Software programs may frequently encounter various errors such as allocation failures. Error handling aims to gracefully deal with the errors to avoid security and reliability issues, thus it is prevalent and vital. However, because of its complexity and corner cases, error handling itself is often erroneous, and prior research has primarily focused on finding bugs in the handling part, such as incorrect error-code returning or missing error propagation.
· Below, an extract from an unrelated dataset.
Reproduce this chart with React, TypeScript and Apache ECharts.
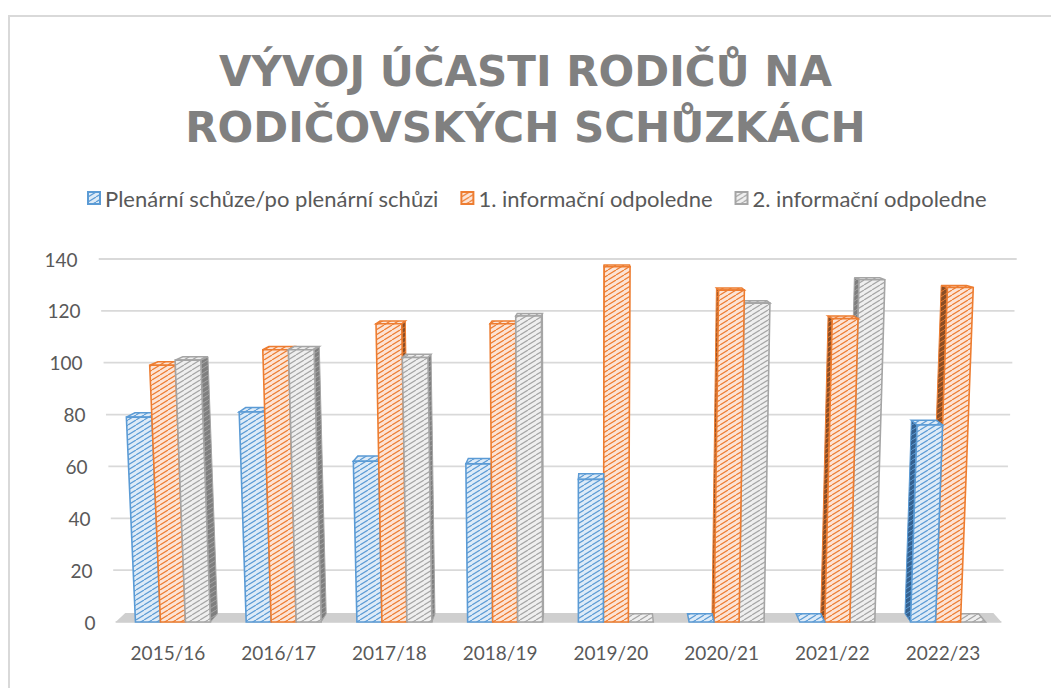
import React, { useEffect, useRef } from 'react';
import * as echarts from 'echarts';

const categories = ['2015/16', '2016/17', '2017/18', '2018/19', '2019/20', '2020/21', '2021/22', '2022/23'];
const plenarni = [79, 81, 62, 61, 55, 0, 0, 76];
const informacni1 = [99, 105, 115, 115, 137, 128, 117, 129];
const informacni2 = [101, 105, 102, 118, 0, 123, 132, 0];
const seriesNames = ['Plenární schůze/po plenární schůzi', '1. informační odpoledne', '2. informační odpoledne'];
const seriesValues = [plenarni, informacni1, informacni2];
const yTicks = [0, 20, 40, 60, 80, 100, 120, 140];

const lineColors = ['#5b9bd5', '#ed7d31', '#a5a5a5'];
const frontBg = ['#deebf7', '#fce4d6', '#efefef'];
const sideBg = ['#35618f', '#8a4e26', '#7f7f7f'];

const VP = [600, 170];
const DEPTH = 0.018;
const FLOOR_DEPTH = 0.02;
const LEAN_X = 580;
const LEAN_DIST = 10000;
const SHIFT = 5;
const BAR_FRAC = 0.2257;
const FONT = 'Lato, "Noto Sans", sans-serif';

function makePattern(bg: string, line: string, lw: number) {
  const W = 8;
  const H = 5;
  const c = document.createElement('canvas');
  c.width = W;
  c.height = H;
  const ctx = c.getContext('2d')!;
  ctx.fillStyle = bg;
  ctx.fillRect(0, 0, W, H);
  ctx.strokeStyle = line;
  ctx.lineWidth = lw;
  for (const ox of [-W, 0, W]) {
    ctx.beginPath();
    ctx.moveTo(ox, H);
    ctx.lineTo(ox + W, 0);
    ctx.stroke();
  }
  return { image: c, repeat: 'repeat' };
}

export default function App() {
  const ref = useRef<HTMLDivElement>(null);

  useEffect(() => {
    if (!ref.current) return;
    const chart = echarts.init(ref.current, undefined, { renderer: 'svg' });

    const frontPatterns = [0, 1, 2].map((s) => makePattern(frontBg[s], lineColors[s], 1.2));
    const sidePatterns = [0, 1, 2].map((s) => makePattern(sideBg[s], lineColors[s], 1));

    const back = (p: number[], k: number) => [p[0] + k * (VP[0] - p[0]), p[1] + k * (VP[1] - p[1])];

    const makeRenderer = (s: number) => (params: any, api: any) => {
      const idx = api.value(0);
      const v = api.value(1);
      const top = api.coord([idx, v]);
      const base = api.coord([idx, 0]);
      const bw = api.size([1, 0])[0];
      const w = bw * BAR_FRAC;
      const x0 = top[0] + SHIFT - 1.5 * w + s * w;
      const x1 = x0 + w;
      const y0 = base[1];
      const y = top[1];
      const lean = (x: number, yy: number) => [LEAN_X + ((x - LEAN_X) * (LEAN_DIST + y0 - yy)) / LEAN_DIST, yy];
      const BL = lean(x0, y0);
      const BR = lean(x1, y0);
      const TR = lean(x1, y);
      const TL = lean(x0, y);
      const zc = Math.round(10 * (2000 - Math.abs((x0 + x1) / 2 - VP[0])));
      const children: any[] = [];
      const sideStyle = { fill: sidePatterns[s], stroke: lineColors[s], lineWidth: 1 };
      if (x1 < VP[0] && y0 - y > 0.5) {
        children.push({
          type: 'polygon',
          z2: zc,
          shape: { points: [TR, BR, back(BR, DEPTH), back(TR, DEPTH)] },
          style: sideStyle,
        });
      }
      if (x0 > VP[0] && y0 - y > 0.5) {
        children.push({
          type: 'polygon',
          z2: zc,
          shape: { points: [TL, BL, back(BL, DEPTH), back(TL, DEPTH)] },
          style: sideStyle,
        });
      }
      children.push({
        type: 'polygon',
        z2: zc + 1,
        shape: { points: [TL, TR, back(TR, DEPTH), back(TL, DEPTH)] },
        style: { fill: frontPatterns[s], stroke: lineColors[s], lineWidth: 1.5 },
      });
      if (y0 - y > 0.5) {
        children.push({
          type: 'polygon',
          z2: zc + 2,
          shape: { points: [TL, TR, BR, BL] },
          style: { fill: frontPatterns[s], stroke: lineColors[s], lineWidth: 1.6 },
        });
      }
      return { type: 'group', children };
    };

    const decorRenderer = (params: any, api: any) => {
      const cs = params.coordSys;
      const y0 = api.coord([0, 0])[1];
      const FL = cs.x + 3;
      const FR = cs.x + cs.width + 3;
      const lean = (x: number, yy: number) => [LEAN_X + ((x - LEAN_X) * (LEAN_DIST + y0 - yy)) / LEAN_DIST, yy];
      const children: any[] = yTicks.map((t) => {
        const yy = api.coord([0, t])[1];
        const a = lean(FL, yy);
        const b = lean(FR, yy);
        return {
          type: 'line',
          z2: 0,
          shape: { x1: a[0], y1: a[1], x2: b[0], y2: b[1] },
          style: { stroke: '#d9d9d9', lineWidth: 1.8 },
        };
      });
      const pL = [FL, y0];
      const pR = [FR, y0];
      children.push({
        type: 'polygon',
        z2: 1,
        shape: { points: [pL, pR, back(pR, FLOOR_DEPTH), back(pL, FLOOR_DEPTH)] },
        style: { fill: '#cfcfcf', stroke: 'none' },
      });
      return { type: 'group', children };
    };

    const rich: Record<string, any> = {};
    yTicks.forEach((t) => {
      rich['t' + t] = {
        padding: [0, Math.round(0.126 * t), 0, 0],
        fontSize: 19,
        color: '#595959',
        fontFamily: FONT,
      };
    });

    const option: any = {
      animation: false,
      title: {
        text: 'VÝVOJ ÚČASTI RODIČŮ NA\nRODIČOVSKÝCH SCHŮZKÁCH',
        left: 'center',
        top: 38,
        textStyle: {
          fontFamily: '"DejaVu Sans", sans-serif',
          fontWeight: 'bold',
          fontSize: 42,
          color: '#808080',
          lineHeight: 56,
        },
      },
      legend: {
        data: seriesNames,
        left: 82,
        top: 182,
        itemWidth: 12,
        itemHeight: 12,
        itemGap: 22,
        icon: 'rect',
        textStyle: { fontSize: 22, color: '#595959', fontFamily: FONT },
      },
      grid: { left: 112.6, right: 52.6, top: 259, bottom: 66, containLabel: false },
      xAxis: {
        type: 'category',
        data: categories,
        axisLine: { show: false },
        axisTick: { show: false },
        axisLabel: { margin: 21, fontSize: 19, color: '#595959', fontFamily: FONT },
      },
      yAxis: {
        type: 'value',
        min: 0,
        max: 140,
        interval: 20,
        axisLine: { show: false },
        axisTick: { show: false },
        splitLine: { show: false },
        axisLabel: {
          margin: 17,
          fontSize: 19,
          color: '#595959',
          fontFamily: FONT,
          formatter: (v: number) => `{t${v}|${v}}`,
          rich,
        },
      },
      series: [
        {
          type: 'custom',
          name: 'decor',
          silent: true,
          renderItem: decorRenderer,
          data: [[0, 0]],
          encode: { x: 0, y: 1 },
          z: 1,
        },
        ...seriesValues.map((vals, s) => ({
          type: 'custom',
          name: seriesNames[s],
          renderItem: makeRenderer(s),
          data: vals.map((v, i) => [i, v]),
          encode: { x: 0, y: 1 },
          itemStyle: { color: frontPatterns[s], borderColor: lineColors[s], borderWidth: 1 },
          z: 2,
        })),
      ],
    };

    chart.setOption(option);
    return () => chart.dispose();
  }, []);

  return (
    <>
      <div
        style={{
          position: 'absolute',
          left: 8,
          top: 15,
          width: 1043,
          height: 673,
          boxSizing: 'border-box',
          borderLeft: '2px solid #d9d9d9',
          borderTop: '2px solid #d9d9d9',
        }}
      />
      <div ref={ref} style={{ position: 'absolute', left: 0, top: 0, width: 1051, height: 688 }} />
    </>
  );
}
In this paper, we propose and investigate a class of bugs in error-handling code from a different perspective. In particular, we find that programs often perform "cleanup" operations before the actual error handling, such as freeing memory or decreasing refcount. Critical bugs occur when these operations are performed (1) in an incorrect order, (2) redundantly, or (3) inadequately. We refer to such bugs as Disordered Error Handling (DiEH). Our investigation reveals that DiEH bugs are not only common but can also cause security problems such as privilege escalation, memory corruption, and denial-of-service. Based on the findings from the investigation, we then develop a system, HERO (Handling ERrors Orderly), to automatically detect DiEH. The core of HERO is a novel technique that precisely pairs both common and custom functions based on the unique error-handling structures, which allows us to infer expected cleanup functions. With HERO, we found 239 DiEH bugs in the Linux kernel, the FreeBSD kernel, and OpenSSL, which can cause security and reliability issues. The evaluation results show that DiEH is critical and widely exists in system software, and HERO is effective in detecting DiEH. We also believe that the precise function pairing is of independent interest in other research areas such as temporal-rule inference and race detection.